Our organisation is migrating to Office 365, this means mail will be available via Exchange Online so user can access there mail via the webbrowser but also via the "New Outlook Preview" app in Windows 10/11.
A suggestion that has been made is to stop working in the old Outlook 2016 desktop app. But this brings implications with so automation apps. For example there are some (CRM) apps that use the Desktop Outlook Comobject in order to open a new mail in the user mailbox and prefill it with (HTML) content. As far as i know this isn't supported with the "New Outlook Preview" app. Alternative was to rework this to MailTo
functions, but these don't support HTML body's (and we need it)
Does some of you out there have the same problem and how did you fixed it?

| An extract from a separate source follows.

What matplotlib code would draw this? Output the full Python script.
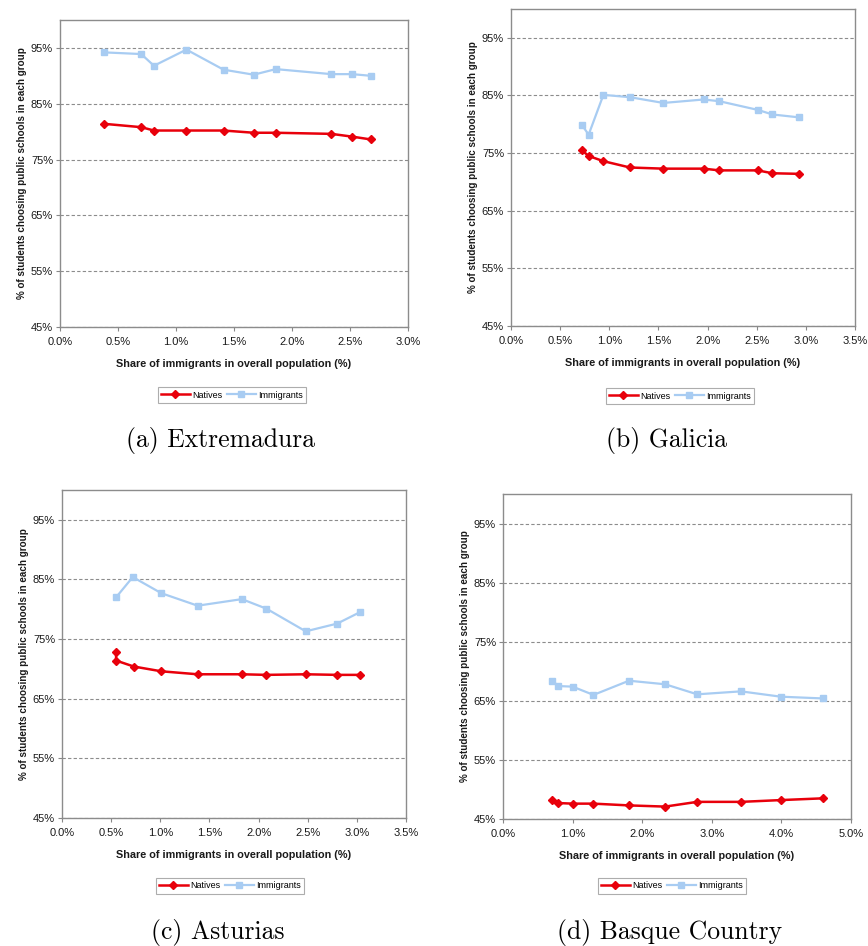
import numpy as np
import matplotlib.pyplot as plt
from matplotlib.ticker import FuncFormatter

plt.rcParams['font.family'] = ['Liberation Sans', 'DejaVu Sans']

# Extremadura
ext_x_nat = [0.38, 0.70, 0.81, 1.09, 1.41, 1.67, 1.86, 2.34, 2.52, 2.68]
ext_nat = [81.4, 80.8, 80.2, 80.2, 80.2, 79.8, 79.8, 79.6, 79.1, 78.6]
ext_x_imm = [0.38, 0.70, 0.81, 1.09, 1.41, 1.67, 1.86, 2.34, 2.52, 2.68]
ext_imm = [94.2, 93.9, 91.8, 94.7, 91.1, 90.2, 91.2, 90.3, 90.3, 90.0]

# Galicia
gal_x_nat = [0.72, 0.79, 0.94, 1.21, 1.55, 1.96, 2.12, 2.51, 2.66, 2.93]
gal_nat = [75.5, 74.5, 73.6, 72.5, 72.3, 72.3, 72.0, 72.0, 71.5, 71.4]
gal_x_imm = [0.72, 0.79, 0.94, 1.21, 1.55, 1.96, 2.12, 2.51, 2.66, 2.93]
gal_imm = [79.9, 78.2, 85.1, 84.7, 83.7, 84.3, 84.0, 82.5, 81.7, 81.2]

# Asturias
ast_x_nat = [0.55, 0.55, 0.73, 1.01, 1.38, 1.83, 2.08, 2.48, 2.80, 3.03]
ast_nat = [72.8, 71.4, 70.4, 69.6, 69.1, 69.1, 69.0, 69.1, 69.0, 69.0]
ast_x_imm = [0.55, 0.72, 1.01, 1.38, 1.83, 2.08, 2.48, 2.80, 3.03]
ast_imm = [82.0, 85.4, 82.7, 80.6, 81.7, 80.1, 76.3, 77.6, 79.5]

# Basque Country
bas_x_nat = [0.71, 0.79, 1.00, 1.30, 1.81, 2.33, 2.79, 3.42, 3.99, 4.60]
bas_nat = [48.3, 47.7, 47.6, 47.6, 47.3, 47.1, 47.9, 47.9, 48.2, 48.5]
bas_x_imm = [0.71, 0.79, 1.00, 1.30, 1.81, 2.33, 2.79, 3.42, 3.99, 4.60]
bas_imm = [68.4, 67.5, 67.4, 66.0, 68.4, 67.8, 66.1, 66.6, 65.7, 65.4]

y_ticks = [45, 55, 65, 75, 85, 95]

W, H = 868, 946
fig = plt.figure(figsize=(W / 100, H / 100), dpi=100)

# (pixel box of axes, x max, x step, legend centre, caption, caption centre)
panels = [
    ((60, 20, 408, 327), 3.0, 0.5, (232, 395), '(a) Extremadura', (220, 440),
     ext_x_nat, ext_nat, ext_x_imm, ext_imm),
    ((511, 9, 855, 326), 3.5, 0.5, (680, 396), '(b) Galicia', (667, 440),
     gal_x_nat, gal_nat, gal_x_imm, gal_imm),
    ((62, 490, 406, 818), 3.5, 0.5, (230, 886), '(c) Asturias', (218, 932),
     ast_x_nat, ast_nat, ast_x_imm, ast_imm),
    ((503, 494, 851, 819), 5.0, 1.0, (672, 886), '(d) Basque Country', (670, 932),
     bas_x_nat, bas_nat, bas_x_imm, bas_imm),
]

for box, xmax, xstep, leg_c, cap, cap_c, xn, yn, xi, yi in panels:
    l, t, r, b = box
    ax = fig.add_axes([l / W, 1 - b / H, (r - l) / W, (b - t) / H])
    ax.plot(xn, yn, color='#e8000b', lw=1.8, marker='D', ms=4, label='Natives', zorder=3)
    ax.plot(xi, yi, color='#a8ccf2', lw=1.6, marker='s', ms=4.5, label='Immigrants', zorder=3)
    ax.set_xlim(0, xmax)
    ax.set_ylim(45, 100)
    ax.set_xticks(np.arange(0, xmax + 1e-9, xstep))
    ax.set_yticks(y_ticks)
    ax.xaxis.set_major_formatter(FuncFormatter(lambda v, p: f'{v:.1f}%'))
    ax.yaxis.set_major_formatter(FuncFormatter(lambda v, p: f'{v:.0f}%'))
    ax.tick_params(labelsize=8, length=3, width=0.8, color='#888888', pad=2, labelcolor='#1a1a1a')
    ax.tick_params(axis='x', pad=4)
    ax.grid(axis='y', ls=(0, (3, 2)), color='#8c8c8c', lw=0.8)
    ax.set_axisbelow(True)
    for sp in ax.spines.values():
        sp.set_color('#8c8c8c')
        sp.set_linewidth(1.0)
    ax.set_xlabel('Share of immigrants in overall population (%)', fontsize=7.8,
                  fontweight='bold', labelpad=9, color='#1a1a1a')
    ax.set_ylabel('% of students choosing public schools in each group', fontsize=7.1,
                  fontweight='bold', labelpad=3, color='#1a1a1a')
    leg = ax.legend(loc='center', bbox_to_anchor=(leg_c[0] / W, 1 - leg_c[1] / H),
                    bbox_transform=fig.transFigure, ncol=2, fontsize=6.5, frameon=True,
                    fancybox=False, edgecolor='#999999', handlelength=3.2,
                    columnspacing=0.5, handletextpad=0.3, borderpad=0.35)
    leg.get_frame().set_linewidth(0.8)
    fig.text(cap_c[0] / W, 1 - cap_c[1] / H, cap, ha='center', va='center',
             fontsize=18.5, family='cmr10')

fig.savefig('out.png', dpi=100)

Update 2023-07-14 Due to some tips and hours of searching on the internet i have two workable solutions. Not ideal but they come close as a replacement of the Outlook COM object.
- Mailto and clipboard
This one was the easiest. I use the
MailTo
protocol to open Outlook with a new draft mail, prefilled with To and Subject. Then i style a HTML as a string and then put it on the clipboard (in C#) telling the clipboard it has HTML as data. Now the user only has to put the cursor in the body and hit Paste. Voila done! Two downsides are:
- Not having option to apply attachments
- User forgets it has a pre styled body on the clipboard
- Graph API
I managed to create a draft including HTML body and attachments. It even returns a
deeplink
where you can open de draft directly in the web browser. This also has two downsides for me:
- The link is opened in the default webbrowser and not in the new
outlook preview
- The user has to click edit in order to start working. There a lot of topics out there with deeplink URI scheme's in other to edit/compose a email in OWA but non of them work. Due to the lag of documentation i wasn't able to get this to work.
Hopefully MSFT keeps working of "One /Monarch Outlook Preview" for desktop to enrich it with automation functions...
Do not stop using the desktop version of Outlook. The new Outlook is a replacement for Windows Mail and Calendar, not for the desktop version of Outlook (which is part of the Office suite).